Ask your REALTOR® to pull comparable sales data for homes within the same distance band from the same infrastructure. If comps within 500 feet of the highway consistently sell at a discount to similar homes a mile away, you should factor that into your offer price and your exit timeline. If nearby transit has historically supported price appreciation, that is relevant context too.
What Should You Inspect for That a Standard Inspection May Not Cover?
A licensed Texas home inspector will check structure, systems, and safety — but a standard inspection is not an environmental or acoustic assessment. For infrastructure-adjacent homes, consider requesting or independently arranging:
- An acoustic assessment if noise is a serious concern. Decibel readings at different times of day give you objective data rather than impressions.
- An air quality test if the home is within a quarter mile of a high-volume highway. Particulate matter and volatile organic compounds (VOCs) can infiltrate homes with older HVAC systems or minimal weatherstripping.
- A structural review focused on vibration if the home is near active freight rail. Long-term vibration can affect foundations, drywall joints, and window seals in ways that develop gradually.
None of these are required under Texas law, but all of them are reasonable to request during the option period — the window your contract provides for inspections and the right to terminate for any reason.
What Future Infrastructure Changes Are Planned?
DFW is one of the fastest-growing metros in the country, and infrastructure expands with it. A quiet side street today may sit adjacent to a planned highway expansion or a new DART extension in five years. Before closing, check the Texas Department of Transportation (TxDOT) project database and the relevant city's transportation master plan. DART's long-range plan is publicly available and shows proposed future routes and stations.
If expansion is planned, your calculus shifts. A home near a future station might appreciate as transit-oriented development follows. A home in the path of a proposed highway widening might face years of construction noise and a permanent increase in ambient traffic once complete.
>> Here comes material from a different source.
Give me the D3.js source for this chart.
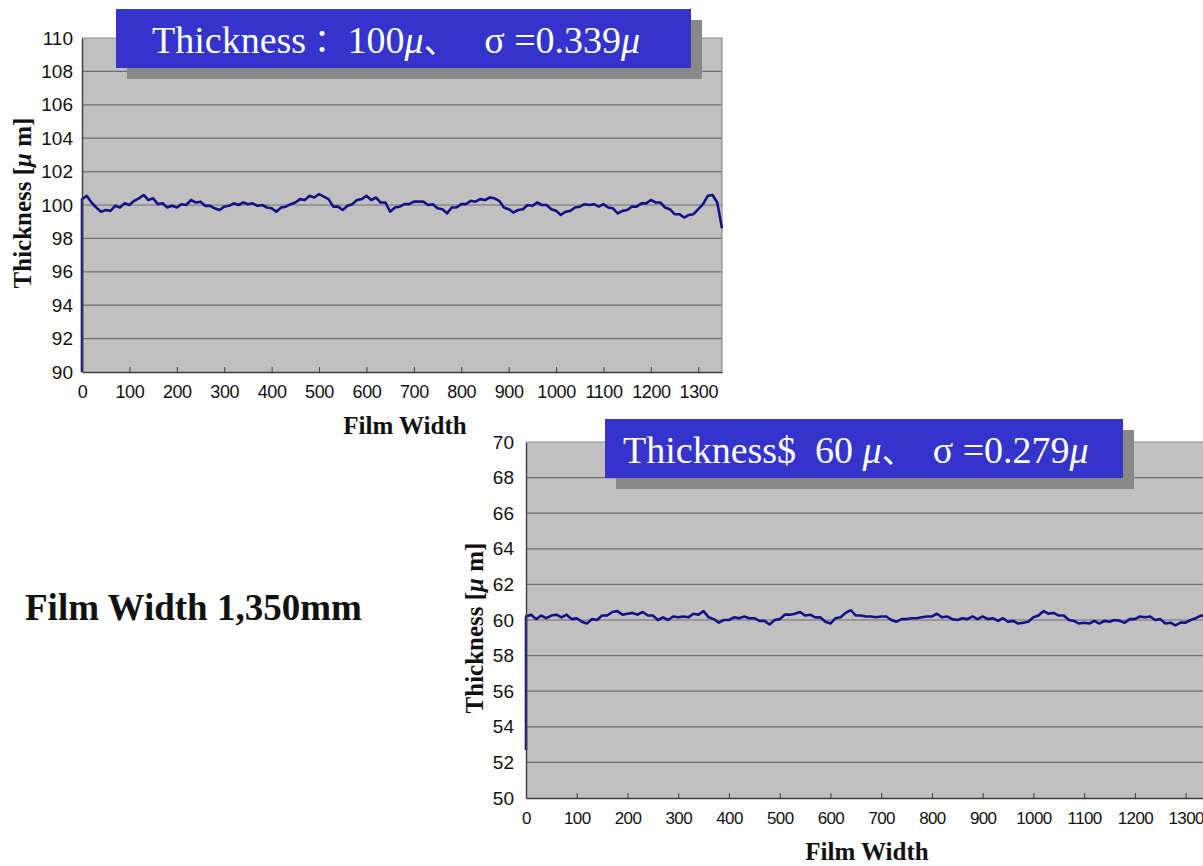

Buying near infrastructure in DFW is not inherently a bad decision — it is a decision that requires more homework than the average purchase. Visit at different times, ask pointed questions during the option period, verify what your lender and insurer require, and work with a licensed Texas REALTOR® who knows how to read local market data rather than rely on generalizations. The right property near the right infrastructure can be a strong long-term buy. The key is going in with clear eyes.